We keep waiting for the other shoe to drop—to learn that Miriam may have her own agenda or be as bad an influence on her children as Antoine might be. After all, this is some kind of domestic drama, in which, as the lawyer says, things aren't black and white.

The story follows Julien (Thomas Gioria), the 10-year-old son, after Antoine has been awarded joint custody of the boy. Julien will be with Antoine every other weekend, and most of the early scenes focus on the father-son relationship. Again, Antoine seems perfectly normal at first—embracing his son and kissing his head. Julien clearly doesn't want to be with his father (There's something almost robotic in the way he leans in to be hugged by his father), and there's a strange game miscommunication that he plays with his parents. Is he trying to keep things as neutral as possible between them, or he is trying to prevent some kind of outburst from Antoine?

Legrand continues to confirm our expectations involving Miriam's possible role in this through her relationship with Joséphine (Mathilde Auneveux), the older daughter. The two don't talk much, and when they do, the mother is often critical of how her daughter's relationship with her boyfriend Samuel (Mathieu Saikaly) is holding the young woman back from her musical studies at a conservatory. The daughter has learned how much to give away and what information she needs to hold back from her mother. There's a scene involving a pregnancy test that is intentionally never raised again, because, at some point, this relationship has become broken, too.

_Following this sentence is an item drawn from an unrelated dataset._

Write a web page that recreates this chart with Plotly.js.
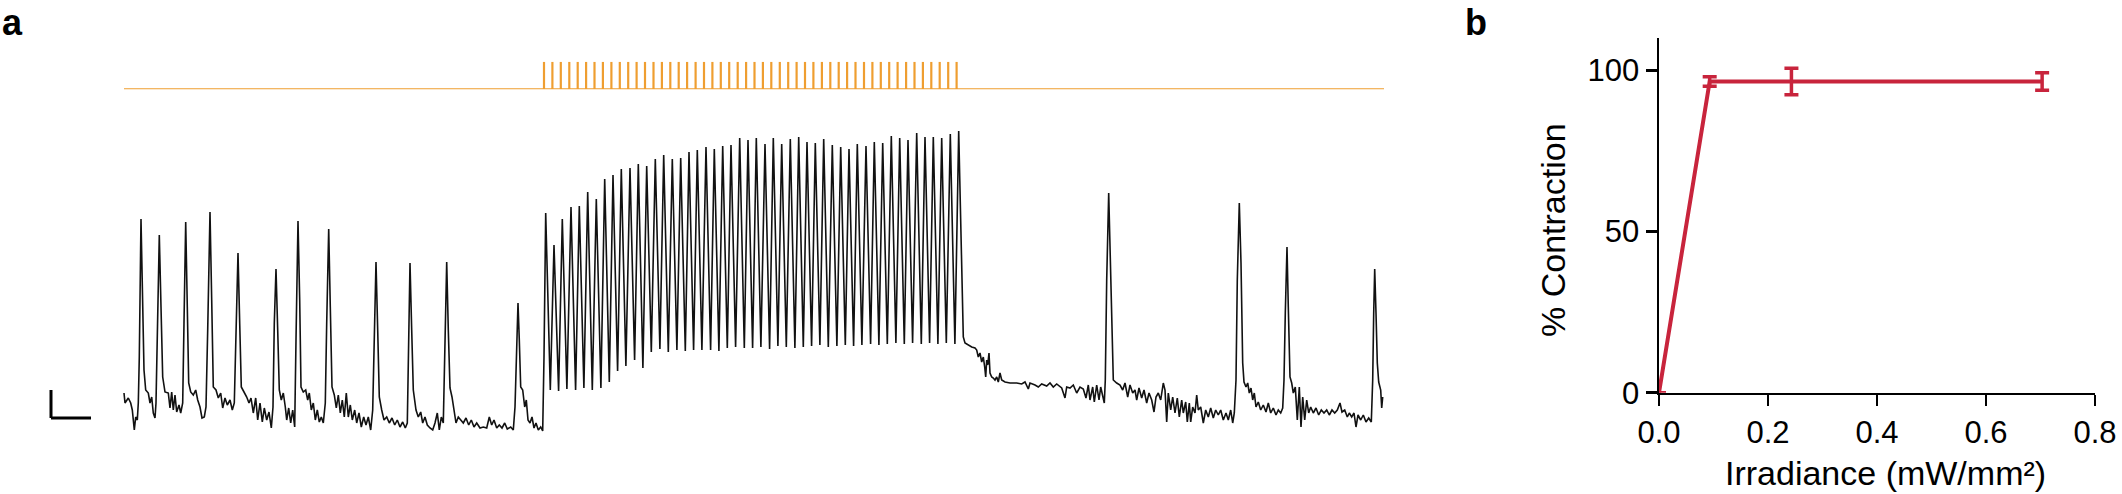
<!DOCTYPE html>
<html>
<head>
<meta charset="utf-8">
<script src="https://cdn.plot.ly/plotly-3.0.1.min.js"></script>
<style>html,body{margin:0;padding:0;background:#fff;}#chart{width:2122px;height:494px;}</style>
</head>
<body>
<div id="chart"></div>
<script>
// ---------- Panel a: recorded trace (time in frames, signal in a.u.) ----------
const preT = [0,1,4.3,6.7,8.3,9.3,10.3,11.7,13.3,14.3,15.3,17,18.7,20,21.7,
  24.3,26,27.7,29.3,31,32,33.3,35.3,37,38.7,41,
  44.3,46,47.7,49.3,51,52.7,55,56.7,58.7,60,61.7,63.3,64.7,66.7,
  69.3,71.7,73.7,76,78,80.3,82,83.7,86,87.7,89.3,
  92,94.3,96.7,98.7,101,103.3,106,108.3,110.3,112,114,115.7,117.3,
  120,122.7,125,127,129.3,131.7,133.7,136,138.3,140.3,142.7,145,147.3,149,150.3,152,153.7,155.3,
  157.3,159.3,161.3,162.7,164.7,166.7,168.7,170.7,172,174,175.7,177,
  179.3,181.7,183.7,185.3,187.3,189.3,191.3,193.3,195.3,197.3,199.3,201.3,202.7,204.7,206.3,208,
  210.3,212.3,214.3,216.3,218.3,220.3,222.3,224.3,226.3,228.3,230.7,232.7,235,237.3,239.7,242,244.3,246.7,248.7,250.3,252,253.7,255.3,
  257.7,260,262.7,265.3,268,270.7,273.3,276,278.7,281.3,283.3,284.7,286,287.7,289.3,
  292,294.3,296.7,298.7,301,303.3,306,308.7,311,313.3,315.3,317.3,319.3,321,322.7,324.3,326,
  328,330,332,334.3,336.7,339.3,342,344.7,347.3,350,352.7,356,359.3,362.7,365.3,367.7,370,372.7,375.3,378,380.7,383.3,386.7,389.3,391,392.7,394,395.3,396.7,
  398.7,400.7,402.3,404,406,408,410,412,414.3,416.7,418.7,420];
const preF = [39,29,34,29,22,12,2,15,12,29,75,213,142,62,42,
  39,29,35,19,14,29,92,197,125,55,40,
  39,24,40,22,37,20,27,19,29,109,210,125,49,40,
  37,42,32,25,14,15,25,102,220,132,45,
  42,34,39,24,34,27,32,22,29,92,179,109,45,
  40,35,29,34,19,34,12,29,10,24,12,20,4,25,109,163,102,42,
  32,39,25,12,24,9,22,5,92,211,132,45,
  40,42,32,39,22,29,12,22,10,15,9,29,109,203,125,45,
  37,24,37,19,32,15,39,15,27,12,22,9,19,5,15,7,15,2,22,92,170,102,35,
  22,12,15,9,14,7,12,5,10,4,9,92,169,102,42,
  22,15,20,9,15,7,4,2,9,19,2,15,9,92,170,102,44,
  35,22,9,15,12,9,14,7,12,5,9,4,5,4,15,7,12,4,7,4,9,3,5,2,25,92,129,92,45,
  42,25,32,12,9,15,4,9,2,5,1,75];

const stimPeakT = [421.7,430,438.3,447,455.3,463.7,472.3,480.7,489,497.3,506,514.3,522.7,531.3,539.7,548.3,556.7,565,573.3,582,
  590.3,598.7,607,615.7,624,632.3,641,649.3,657.7,666.3,674.7,683,691.3,699.7,708.3,716.7,725,733.3,742,750.3,
  758.7,767.3,775.7,784,792.7,801,809.3,817.7,826.3,834.7];
const stimPeakF = [219,187,213,225,226,240,233,253,257,263,264,268,266,273,277,273,274,280,282,285,
  283,286,287,294,292,294,288,294,288,293,295,290,289,293,287,285,283,288,286,290,
  289,296,294,292,299,295,295,294,298,301];
const stimTroughT = [426.3,434.6,442.9,451.6,459.9,468.3,476.9,485.3,493.6,501.9,510.6,518.9,527.3,535.9,544.3,552.9,561.3,569.6,577.9,586.6,
  594.9,603.3,611.6,620.3,628.6,636.9,645.6,653.9,662.3,670.9,679.3,687.6,695.9,704.3,712.9,721.3,729.6,737.9,746.6,754.9,
  763.3,771.9,780.3,788.6,797.3,805.6,813.9,822.3,830.9];
const stimTroughF = [42,41,43,42,44,42,44,50,61,66,72,64,80,83,80,82,81,82,82,82,
  81,84,85,84,84,85,83,86,85,84,85,86,87,85,86,87,86,87,88,87,
  88,89,88,89,88,89,88,89,88];

const postT = [837.7,839.3,841,844.3,847.7,851,852.7,854.3,856,857.7,859.3,860.7,861.7,862.7,863.7,865,866,867.7,869.3,871,872.7,874.3,876,877.7,881,886,892.7,897.7,901,904.3,906,911,914.3,917.7,922.7,926,929.3,932.7,937.7,941,942.7,946,949.3,952.7,956,959.3,962,964.3,966,968.7,970.3,972.7,975,976.7,978.7,980.3,
  981.3,982.7,984.7,986.7,988,989.3,992.7,996,998.7,1001,1003.7,1006,1008.7,1011,1012.7,1015,1017.7,1020,1022.7,1025,1027.7,1030,1032,1034.3,1036.7,1039.3,1041,1042.7,1044.3,1046.7,1048.7,1051,1053.3,1055.3,1057.7,1059.3,1061.7,1063.3,1065.3,1066.7,1068.7,1071,1072.7,1074.3,1076.7,1079.3,1081.7,1084.3,1086.7,1089.3,1091.7,1094.3,1096.7,1099.3,1102,1104.3,1106.7,1108.7,1110.3,
  1112,1113.3,1115.3,1117,1118.7,1120,1122,1123.7,1125.3,1127,1128.7,1130.3,1132,1134.3,1136.7,1139.3,1142,1144.3,1146.7,1149.3,1152,1154.3,1156.7,1158.7,
  1160,1161.3,1163,1164.3,1166,1167.7,1169.3,1171.3,1173.3,1175.3,1177,1178.7,1180.7,1182.7,1184.7,1186.7,1189.3,1192,1194.7,1197.3,1200,1202.7,1205.3,1208,1210.7,1213.3,1216,1218,1220.7,1223.3,1225.3,1227.7,1230,1232,1234,1236.7,1239.3,1242,1244.7,1247.3,
  1248.7,1249.7,1250.7,1252,1253.3,1254.7,1256.7,1257.7,1258.7];
const postF = [152,95,89,87,85,84,82,75,79,70,75,65,55,72,67,79,59,55,54,52,55,50,59,52,50,49,49,48,50,43,49,47,45,48,46,49,45,48,44,34,45,44,47,39,45,43,34,47,32,45,30,47,32,45,35,29,
  52,152,239,152,85,52,49,47,42,49,35,47,39,42,32,44,34,42,29,39,32,20,35,39,32,49,42,10,39,22,35,19,34,15,32,19,30,10,29,10,25,19,37,22,25,9,22,15,24,14,22,17,22,12,19,12,22,9,19,
  52,152,229,169,69,50,45,49,39,44,32,39,25,30,22,27,20,29,19,24,17,22,19,24,
  52,119,185,125,55,49,39,45,12,45,5,35,12,32,19,25,19,24,17,22,19,22,17,22,19,22,29,20,22,15,19,15,19,5,17,12,17,10,14,10,
  52,119,163,119,69,50,42,24,35];

// Light pulses (frames) and recording extent
const pulseT = [420.0,428.4,436.8,445.3,453.7,462.1,470.5,478.9,487.4,495.8,504.2,512.6,521.0,529.5,537.9,546.3,554.7,563.1,571.6,580.0,
  588.4,596.8,605.2,613.7,622.1,630.5,638.9,647.3,655.8,664.2,672.6,681.0,689.4,697.9,706.3,714.7,723.1,731.5,740.0,748.4,
  756.8,765.2,773.6,782.1,790.5,798.9,807.3,815.7,824.2,832.6];
const recordStart = 0, recordEnd = 1260;
const scaleBarT = 40, scaleBarF = 28;

// ---------- Panel b ----------
const irradiance = [0, 0.093, 0.243, 0.703];
const contraction = [0, 96.6, 96.6, 96.6];
const contractionErr = [0, 1.5, 4.1, 2.7];

// ---------- build traces ----------
const traceT = preT.slice(), traceF = preF.slice();
stimPeakT.forEach((t, i) => {
  traceT.push(t); traceF.push(stimPeakF[i]);
  if (i < stimTroughT.length) { traceT.push(stimTroughT[i]); traceF.push(stimTroughF[i]); }
});
postT.forEach((t, i) => { traceT.push(t); traceF.push(postF[i]); });

const lightX = [recordStart], lightY = [0];
pulseT.forEach(p => { lightX.push(p, p, p); lightY.push(0, 1, 0); });
lightX.push(recordEnd); lightY.push(0);

const W = 2122, H = 494;
const px = v => v / W, py = v => 1 - v / H;
const FONT = 'Liberation Sans, Arial, Helvetica, sans-serif';
const RED = '#C8243C';

const data = [
  {x: traceT, y: traceF, type: 'scatter', mode: 'lines', xaxis: 'x', yaxis: 'y',
   line: {color: '#111111', width: 1.6}, hoverinfo: 'skip'},
  {x: lightX, y: lightY, type: 'scatter', mode: 'lines', xaxis: 'x', yaxis: 'y2',
   line: {color: '#EF9E30', width: 2.2}, hoverinfo: 'skip'},
  {x: irradiance, y: contraction, type: 'scatter', mode: 'lines', xaxis: 'x3', yaxis: 'y3',
   line: {color: RED, width: 4},
   error_y: {type: 'data', array: contractionErr, visible: true, color: RED, thickness: 3.5, width: 7},
   cliponaxis: false, hoverinfo: 'skip'}
];

// scale bar anchored at the left of the trace
const sbX0 = -73, sbY0 = 14;
const axisFont = {family: FONT, size: 31, color: '#000'};
const layout = {
  width: W, height: H,
  margin: {l: 0, r: 0, t: 0, b: 0},
  paper_bgcolor: '#fff', plot_bgcolor: 'rgba(0,0,0,0)',
  showlegend: false,
  xaxis: {domain: [px(40), px(1395)], range: [-84, 1271], visible: false, fixedrange: true},
  yaxis: {domain: [py(440), py(100)], range: [-8, 332], visible: false, fixedrange: true},
  yaxis2: {domain: [py(89.3), py(61.7)], range: [0, 1], anchor: 'x', visible: false},
  xaxis3: {domain: [px(1659), px(2095)], range: [0, 0.8], anchor: 'y3',
    tickvals: [0, 0.2, 0.4, 0.6, 0.8], ticktext: ['0.0', '0.2', '0.4', '0.6', '0.8'],
    showline: true, linecolor: '#000', linewidth: 2.5, ticks: 'outside', ticklen: 11, tickwidth: 2.5,
    tickcolor: '#000', showgrid: false, zeroline: false, tickfont: axisFont},
  yaxis3: {domain: [py(392.7), py(38.3)], range: [0, 110], anchor: 'x3',
    tickvals: [0, 50, 100],
    showline: true, linecolor: '#000', linewidth: 2.5, ticks: 'outside', ticklen: 11, tickwidth: 2.5,
    tickcolor: '#000', showgrid: false, zeroline: false, tickfont: axisFont},
  shapes: [
    {type: 'line', xref: 'x', yref: 'y', x0: sbX0, x1: sbX0, y0: sbY0, y1: sbY0 + scaleBarF,
     line: {color: '#000', width: 3}},
    {type: 'line', xref: 'x', yref: 'y', x0: sbX0, x1: sbX0 + scaleBarT, y0: sbY0, y1: sbY0,
     line: {color: '#000', width: 3}}
  ],
  annotations: [
    {text: '<b>a</b>', xref: 'paper', yref: 'paper', x: px(1), y: py(1), xanchor: 'left', yanchor: 'top',
     borderpad: 0, showarrow: false, font: {family: FONT, size: 36, color: '#000'}},
    {text: '<b>b</b>', xref: 'paper', yref: 'paper', x: px(1464), y: py(1), xanchor: 'left', yanchor: 'top',
     borderpad: 0, showarrow: false, font: {family: FONT, size: 36, color: '#000'}},
    {text: '% Contraction', xref: 'paper', yref: 'paper', x: px(1553), y: py(230), xanchor: 'center', yanchor: 'middle',
     textangle: -90, showarrow: false, font: {family: FONT, size: 34, color: '#000'}},
    {text: 'Irradiance (mW/mm²)', xref: 'paper', yref: 'paper', x: px(1885.5), y: py(473.2), xanchor: 'center', yanchor: 'middle',
     showarrow: false, font: {family: FONT, size: 34, color: '#000'}}
  ]
};

Plotly.newPlot('chart', data, layout, {staticPlot: true, displayModeBar: false});
</script>
</body>
</html>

So much time is spent with Antoine, though, that we keep thinking there might be more to him than the stories that have been told about him. If Antoine is such a monster, why would Legrand follow this man, see his perspective, and, at times, almost elicit sympathy for him? That's part of the trick: showing us how Antoine operates and daring us to continue seeing him as just a man with another, equal side of this domestic dispute. What actually unfolds with Antoine's story, though, is a chilling dissection of the man, whose understated attempts to manipulate Julien turn more desperate, whose desire to be with his family again transforms into outright stalking, and whose behavior becomes increasingly aggressive, until there comes a point that there's only one, terrible outcome for this tale.

The real trick is that Legrand has made a thriller, but we aren't fully aware of it until it is far too late for these characters. Because Legrand invests so much time and attention to the dynamics of this broken family, the stakes are exponentially higher without ever becoming exploitative. There are scenes of such intensity that it almost becomes too much to bear, because we've come to know Antoine and how far he's willing to go to get what he wants—to have complete control over these people. Custody is a harrowing experience, rooted in the terrifying reality of abuse.